Lire : La CEDH déclare recevable une requête contre la loi de lutte contre le système prostitutionnel
La loi de 2016 a abrogé le délit de racolage (qui pénalisait les personnes prostituées) et l’a notamment remplacé par la pénalisation des clients prostitueurs, passibles d’une amende de 1.500 euros. Elle prévoit également des «parcours de sortie de la prostitution et d’insertion sociale et professionnelle».
Ce n’est pas la loi qui est violente mais les clients et proxénètes
Dans sa décision, la CEDH s’est alignée sur les arguments des associations qui n’ont cessé de répéter, lors de la conférence de presse du 25 juillet : les violences contre les personnes prostituées ne viennent pas de la loi mais des clients et des proxénètes.
En langage CEDH, cela donne : « pleinement consciente des difficultés et risques – indéniables – auxquels les personnes prostituées sont exposées dans l’exercice de leur activité », dont les risques pour leur santé et leur sécurité, la CEDH assure que ces « phénomènes étaient déjà présents et observés avant l’adoption de la loi » de 2016.
La Cour observe même que la loi inverse le «rapport de force avec le client pour les personnes prostituées, en les positionnant en tant que victimes et en leur permettant de dénoncer celui‑ci en cas de violences».
Et Kerstin Neuhaus, représentante du mouvement abolitionniste en Allemagne, rappelle que la légalisation de la prostitution revendiquée par les lobbys pro-prostitution, ne met pas davantage fin à la violence.

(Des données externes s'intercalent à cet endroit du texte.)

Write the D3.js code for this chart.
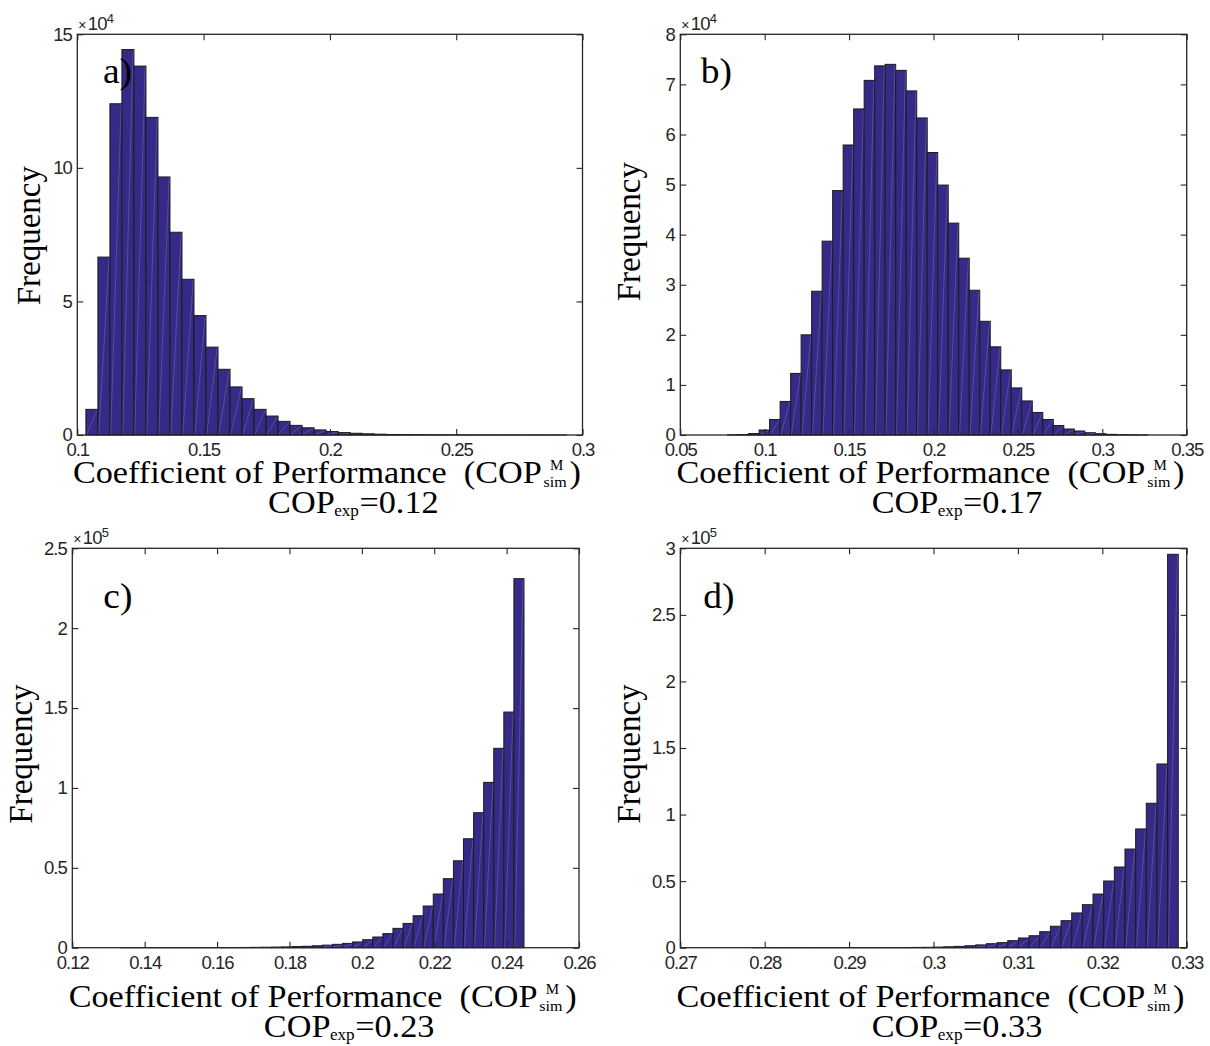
<!DOCTYPE html>
<html>
<head>
<meta charset="utf-8">
<script src="https://cdn.jsdelivr.net/npm/d3@7"></script>
<style>
  body { margin: 0; background: #fff; }
  svg { display: block; }
</style>
</head>
<body>
<svg id="fig" width="1210" height="1046"></svg>
<script>
// ---- Histogram counts, 40 equal bins per panel (in units of the axis multiplier) ----
// a) COP_exp = 0.12, counts x 10^4
const countsA = [0.96, 6.66, 12.40, 14.43, 13.81, 11.89, 9.66, 7.59, 5.83, 4.47,
                 3.29, 2.46, 1.80, 1.36, 0.96, 0.71, 0.51, 0.36, 0.27, 0.19,
                 0.13, 0.09, 0.065, 0.045, 0.03, 0.02, 0.015, 0.011, 0.008, 0.006,
                 0.004, 0.003, 0.002, 0.0015, 0.001, 0.0008, 0.0006, 0.0004, 0.0003, 0.0002];
// b) COP_exp = 0.17, counts x 10^4
const countsB = [0.003, 0.01, 0.03, 0.10, 0.31, 0.67, 1.23, 2.00, 2.87, 3.87,
                 4.88, 5.79, 6.51, 7.08, 7.37, 7.40, 7.28, 6.87, 6.33, 5.64,
                 4.99, 4.23, 3.53, 2.89, 2.27, 1.76, 1.30, 0.94, 0.68, 0.45,
                 0.31, 0.19, 0.12, 0.08, 0.046, 0.026, 0.013, 0.006, 0.003, 0.001];
// c) COP_exp = 0.23, counts x 10^5
const countsC = [0.00005, 0.00005, 0.0001, 0.0001, 0.00015, 0.0002, 0.0003, 0.0004, 0.0005, 0.0007,
                 0.001, 0.0013, 0.0017, 0.0022, 0.003, 0.004, 0.005, 0.007, 0.009, 0.012,
                 0.016, 0.021, 0.027, 0.036, 0.050, 0.067, 0.088, 0.121, 0.152, 0.200,
                 0.261, 0.336, 0.432, 0.544, 0.682, 0.845, 1.035, 1.248, 1.475, 2.31];
// d) COP_exp = 0.33, counts x 10^5
const countsD = [0.00003, 0.00004, 0.00005, 0.00007, 0.0001, 0.00013, 0.00017, 0.00023, 0.0003, 0.0004,
                 0.0005, 0.0007, 0.0009, 0.0012, 0.0016, 0.0022, 0.003, 0.0045, 0.007, 0.010,
                 0.015, 0.021, 0.030, 0.038, 0.053, 0.073, 0.090, 0.120, 0.161, 0.203,
                 0.261, 0.323, 0.403, 0.501, 0.606, 0.741, 0.892, 1.085, 1.380, 2.955];

// Range spanned by the 40 bins of each histogram
const binRangeA = [0.1034, 0.2936];
const binRangeB = [0.0780, 0.3270];
const binRangeC = [0.1334, 0.2448];
const binRangeD = [0.2785, 0.3290];

// Axis limits
const xDomainA = [0.1, 0.3],   yDomainA = [0, 15];
const xDomainB = [0.05, 0.35], yDomainB = [0, 8];
const xDomainC = [0.12, 0.26], yDomainC = [0, 2.5];
const xDomainD = [0.27, 0.33], yDomainD = [0, 3];

// Tick labels
const xTickLabelsA = ["0.1", "0.15", "0.2", "0.25", "0.3"];
const xTickLabelsB = ["0.05", "0.1", "0.15", "0.2", "0.25", "0.3", "0.35"];
const xTickLabelsC = ["0.12", "0.14", "0.16", "0.18", "0.2", "0.22", "0.24", "0.26"];
const xTickLabelsD = ["0.27", "0.28", "0.29", "0.3", "0.31", "0.32", "0.33"];
const yTickLabelsA = ["0", "5", "10", "15"];
const yTickLabelsB = ["0", "1", "2", "3", "4", "5", "6", "7", "8"];
const yTickLabelsC = ["0", "0.5", "1", "1.5", "2", "2.5"];
const yTickLabelsD = ["0", "0.5", "1", "1.5", "2", "2.5", "3"];

// Panel text
const panelTags = ["a)", "b)", "c)", "d)"];
const copExpValues = ["0.12", "0.17", "0.23", "0.33"];
const multiplierExps = ["4", "4", "5", "5"];

// ---- Layout (pixels) ----
const layouts = [
  { l: 77.3,  r: 582.5,  t: 34.3,  b: 435,   tag: [25.7, 48.7], ylab: [-37.5, 1],  xl1: 47.5, xl2: 77.5 },
  { l: 680.3, r: 1186.7, t: 34.3,  b: 435,   tag: [20.5, 49],   ylab: [-40, -3],   xl1: 47.5, xl2: 77.5 },
  { l: 72.3,  r: 579,    t: 548.3, b: 947.7, tag: [31,   60],   ylab: [-40.6, 6],  xl1: 59,   xl2: 89 },
  { l: 680.3, r: 1186.7, t: 548.3, b: 947.7, tag: [23,   60],   ylab: [-40.3, 6],  xl1: 59,   xl2: 89 }
];

const panels = [
  { counts: countsA, bins: binRangeA, xd: xDomainA, yd: yDomainA, xt: xTickLabelsA, yt: yTickLabelsA },
  { counts: countsB, bins: binRangeB, xd: xDomainB, yd: yDomainB, xt: xTickLabelsB, yt: yTickLabelsB },
  { counts: countsC, bins: binRangeC, xd: xDomainC, yd: yDomainC, xt: xTickLabelsC, yt: yTickLabelsC },
  { counts: countsD, bins: binRangeD, xd: xDomainD, yd: yDomainD, xt: xTickLabelsD, yt: yTickLabelsD }
];

const SERIF = '"Liberation Serif", "Times New Roman", Times, serif';
const SANS = '"Liberation Sans", Arial, Helvetica, sans-serif';
const AXIS_COLOR = "#262626";
const BAR_FILL = "#352a87";
const BAR_EDGE = "#1c1c1c";
const STRETCH = 1.07;   // horizontal widening of the serif labels

const svg = d3.select("#fig");

panels.forEach((p, i) => {
  const L = layouts[i];
  const g = svg.append("g");

  const x = d3.scaleLinear().domain(p.xd).range([L.l, L.r]);
  const y = d3.scaleLinear().domain(p.yd).range([L.b, L.t]);

  // histogram bins
  const n = p.counts.length;
  const w = (p.bins[1] - p.bins[0]) / n;
  const bins = p.counts.map((v, k) => ({ x0: p.bins[0] + k * w, x1: p.bins[0] + (k + 1) * w, v }));

  const bars = g.append("g");
  bars.selectAll("rect").data(bins).join("rect")
    .attr("x", d => x(d.x0))
    .attr("width", d => x(d.x1) - x(d.x0))
    .attr("y", d => y(d.v))
    .attr("height", d => y(0) - y(d.v))
    .attr("fill", BAR_FILL)
    .attr("stroke", BAR_EDGE)
    .attr("stroke-width", 1);

  // faint diagonal seams inside each bar
  bars.selectAll("line").data(bins.filter(d => y(0) - y(d.v) > 2)).join("line")
    .attr("x1", d => x(d.x0) + 0.8)
    .attr("y1", y(0) - 0.8)
    .attr("x2", d => x(d.x1) - 0.8)
    .attr("y2", d => y(d.v) + 0.8)
    .attr("stroke", "#ffffff")
    .attr("stroke-opacity", 0.28)
    .attr("stroke-width", 0.6);

  const xVals = p.xt.map(Number);
  const yVals = p.yt.map(Number);

  // bottom axis with labels, ticks pointing inward
  const gx = g.append("g").attr("transform", `translate(0,${L.b})`)
    .call(d3.axisBottom(x).tickValues(xVals).tickFormat((d, k) => p.xt[k])
      .tickSizeInner(-6).tickSizeOuter(0).tickPadding(8));
  // top axis (ticks only)
  const gxt = g.append("g").attr("transform", `translate(0,${L.t})`)
    .call(d3.axisTop(x).tickValues(xVals).tickFormat("").tickSizeInner(-6).tickSizeOuter(0));
  // left axis with labels
  const gy = g.append("g").attr("transform", `translate(${L.l},0)`)
    .call(d3.axisLeft(y).tickValues(yVals).tickFormat((d, k) => p.yt[k])
      .tickSizeInner(-6).tickSizeOuter(0).tickPadding(5.5));
  // right axis (ticks only)
  const gyr = g.append("g").attr("transform", `translate(${L.r},0)`)
    .call(d3.axisRight(y).tickValues(yVals).tickFormat("").tickSizeInner(-6).tickSizeOuter(0));

  [gx, gxt, gy, gyr].forEach(a => {
    a.select(".domain").remove();
    a.attr("font-size", null).attr("font-family", null);
    a.selectAll(".tick line").attr("stroke", AXIS_COLOR).attr("stroke-width", 1.1);
    a.selectAll(".tick text")
      .attr("fill", AXIS_COLOR)
      .style("font-family", SANS)
      .style("font-size", "18.5px")
      .style("letter-spacing", "-1px");
  });

  // axes box
  g.append("rect")
    .attr("x", L.l).attr("y", L.t)
    .attr("width", L.r - L.l).attr("height", L.b - L.t)
    .attr("fill", "none").attr("stroke", AXIS_COLOR).attr("stroke-width", 1.3);

  // multiplier "×10^n"
  const mult = g.append("text")
    .attr("x", L.l + 1).attr("y", L.t - 4.5)
    .style("font-family", SANS).attr("fill", AXIS_COLOR).style("letter-spacing", "-0.8px");
  mult.append("tspan").style("font-size", "14px").text("×");
  mult.append("tspan").style("font-size", "18.5px").attr("dx", 2).text("10");
  mult.append("tspan").style("font-size", "13px").attr("dy", -7).text(multiplierExps[i]);

  // panel tag
  g.append("text")
    .attr("transform", `translate(${L.l + L.tag[0]},${L.t + L.tag[1]}) scale(${STRETCH},1)`)
    .attr("font-family", SERIF).attr("font-size", 35).attr("fill", "#000")
    .text(panelTags[i]);

  // y label
  g.append("text")
    .attr("transform", `translate(${L.l + L.ylab[0]},${(L.t + L.b) / 2 + L.ylab[1]}) rotate(-90)`)
    .attr("text-anchor", "middle")
    .attr("font-family", SERIF).attr("font-size", 33).attr("fill", "#000")
    .text("Frequency");

  // x label, line 1: Coefficient of Performance  (COP^M_sim)
  const cx = (L.l + L.r) / 2;
  const l1 = g.append("g").attr("font-family", SERIF).attr("fill", "#000");
  const t1 = l1.append("text").attr("font-size", 32).style("white-space", "pre")
    .text("Coefficient of Performance  (COP");
  const w1 = t1.node().getComputedTextLength();
  const sub1 = l1.append("text").attr("x", w1 + 1.5).attr("y", 4).attr("font-size", 15).text("sim");
  const ws = sub1.node().getComputedTextLength();
  l1.append("text").attr("x", w1 + 7.5).attr("y", -12.5).attr("font-size", 14).text("M");
  const close = l1.append("text").attr("x", w1 + 1.5 + ws + 2.5).attr("font-size", 32).text(")");
  const W1 = w1 + 1.5 + ws + 2.5 + close.node().getComputedTextLength();
  l1.attr("transform", `translate(${cx - 3 - W1 * STRETCH / 2},${L.b + L.xl1}) scale(${STRETCH},1)`);

  // x label, line 2: COP_exp=value
  const l2 = g.append("g").attr("font-family", SERIF).attr("fill", "#000");
  const c1 = l2.append("text").attr("font-size", 32).text("COP");
  const wc = c1.node().getComputedTextLength();
  const sub2 = l2.append("text").attr("x", wc - 0.5).attr("y", 3).attr("font-size", 16).text("exp");
  const we = sub2.node().getComputedTextLength();
  const rest = l2.append("text").attr("x", wc - 0.5 + we + 0.5).attr("font-size", 32).text("=" + copExpValues[i]);
  const W2 = wc + we + rest.node().getComputedTextLength();
  l2.attr("transform", `translate(${cx + 23.5 - W2 * STRETCH / 2},${L.b + L.xl2}) scale(${STRETCH},1)`);
});
</script>
</body>
</html>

Lire : « Un jour nous aurons honte », l’Europe s’attaque à l’esclavage prostitutionnel
« Ce n’est pas la loi qui est violente et qui tue, c’est la prostitution elle-même », a rappelé Stéphanie Caradec, du Mouvement du Nid, qui intervient auprès des personnes prostituées. Plus largement, Elsa Labouret, porte-parole d’Osez le féminisme! rappelle que la lutte contre le système prostitutionnel s’inscrit dans la lutte contre les violences sexistes et sexuelles « La marchandisation des corps est une violence. La sexualité est une question de désir, pas de transactions financières » (qui se font souvent entre hommes, sur le corps des femmes). Sabine Reynosa, représentante de la CGT, rappelle que l’enjeu de la lutte contre la prostitution est aussi de montrer que le corps des femmes n’est pas un objet à disposition des hommes. Elle voit dans la prostitution « le cheval de Troyes de la domination masculine. »
De riches lobbys
Pendant que les associations de terrain exprimaient leur soulagement et leur espoir de voir les lois abolitionnistes s’étendre en Europe, les lobbys pro-prostitution dénonçaient la décision de la CEDH qui ne leur était pas favorable. Et beaucoup de médias grand public reprenaient une nouvelle fois leurs termes (« travailleuses du sexe » quand les associations disent que la prostitution n’est « ni du travail ni du sexe ») et leurs arguments… Ces pro-prostitutions ont les moyens de communiquer. « La prostitution génère 4 milliards d’euros de revenus, s’ils en utilisent un petit pourcentage pour communiquer, ils peuvent innonder les médias de plaidoyers, ce que nos associations n’ont pas les moyens de faire » remarque Yves Scelles, président de la fondation qui porte son nom.
Mieux appliquer la loi
Une nouvelle fois, les associations demandent à l’Etat de se donner les moyens d’appliquer la loi de 2016 et réclament toujours d’ « Offrir à toutes et tous une alternative à la prostitution », d’ « Initier de grandes campagnes nationales pour un changement de regard de la société, en priorité en direction des « clients » prostitueurs’. De « Mettre fin à l’impunité pour les prostitueurs, « clients » et proxénètes, notamment en ligne », de « Généraliser la prévention » et la « prise en charge des mineur·es victimes de violences sexuelles » et « Consentir l’effort financier à la hauteur de l’enjeu, estimé à 2,4 milliards d’euros sur 10 ans pour la France.